**Given exercise**
Copy exactly the lines from the beginning of the data down to and including the line holding "x_ticks = [2012, 2013, 2014, 2015, 2016]", without any pictures.

**Data section**
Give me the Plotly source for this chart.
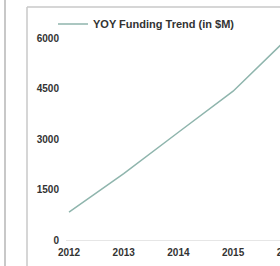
import plotly.graph_objects as go

years = [2012, 2013, 2014, 2015, 2016]
funding = [830, 1970, 3200, 4420, 6000]
y_ticks = [0, 1500, 3000, 4500, 6000]
x_ticks = [2012, 2013, 2014, 2015, 2016]

fig = go.Figure()
fig.add_trace(go.Scatter(
    x=years, y=funding, mode="lines",
    name="YOY Funding Trend (in $M)",
    line=dict(color="#8fb5ad", width=1.5),
))

W, H = 300, 266
L, R, T, B = 66, 0, 30, 26
PW, PH = W - L - R, H - T - B


def px_x(px):
    return (px - L) / PW


def px_y(py):
    return (H - B - py) / PH


fig.update_layout(
    width=W, height=H,
    margin=dict(l=L, r=R, t=T, b=B, pad=0),
    paper_bgcolor="white", plot_bgcolor="white",
    font=dict(family="Liberation Sans, Arial, sans-serif", size=10, color="#333333"),
    showlegend=True,
    legend=dict(x=px_x(53), y=px_y(24), xanchor="left", yanchor="middle",
                font=dict(size=11, color="#333333", weight="bold"),
                bgcolor="rgba(0,0,0,0)", itemwidth=30, tracegroupgap=0),
    xaxis=dict(range=[2011.945, 2016.223], tickvals=x_ticks,
               ticktext=[str(v) for v in x_ticks],
               showgrid=False, zeroline=False, showline=True,
               linecolor="#e6e6e6", linewidth=1, ticks="",
               ticklabelstandoff=3,
               tickfont=dict(size=10, color="#333333", weight="bold")),
    yaxis=dict(range=[0, 6238], tickvals=y_ticks,
               showgrid=False, zeroline=False, showline=False, ticks="",
               ticklabelstandoff=6,
               tickfont=dict(size=10, color="#333333", weight="bold")),
    shapes=[
        dict(type="line", xref="paper", yref="paper",
             x0=px_x(5), x1=px_x(5), y0=px_y(H + 5), y1=px_y(-5),
             line=dict(color="#c8c8c8", width=2)),
        dict(type="line", xref="paper", yref="paper",
             x0=px_x(27), x1=px_x(27), y0=px_y(H + 5), y1=px_y(7),
             line=dict(color="#c8c8c8", width=1.5)),
        dict(type="line", xref="paper", yref="paper",
             x0=px_x(27), x1=px_x(W + 5), y0=px_y(7), y1=px_y(7),
             line=dict(color="#c8c8c8", width=1.5)),
    ],
)

fig.write_html("out.html", config={"displayModeBar": False})
with open("out.html", "r", encoding="utf-8") as f:
    html = f.read()
html = html.replace("<body>", '<body style="margin:0;overflow:hidden">', 1)
with open("out.html", "w", encoding="utf-8") as f:
    f.write(html)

**Response to this task**
Give me the Plotly source for this chart.
import plotly.graph_objects as go

years = [2012, 2013, 2014, 2015, 2016]
funding = [830, 1970, 3200, 4420, 6000]
y_ticks = [0, 1500, 3000, 4500, 6000]
x_ticks = [2012, 2013, 2014, 2015, 2016]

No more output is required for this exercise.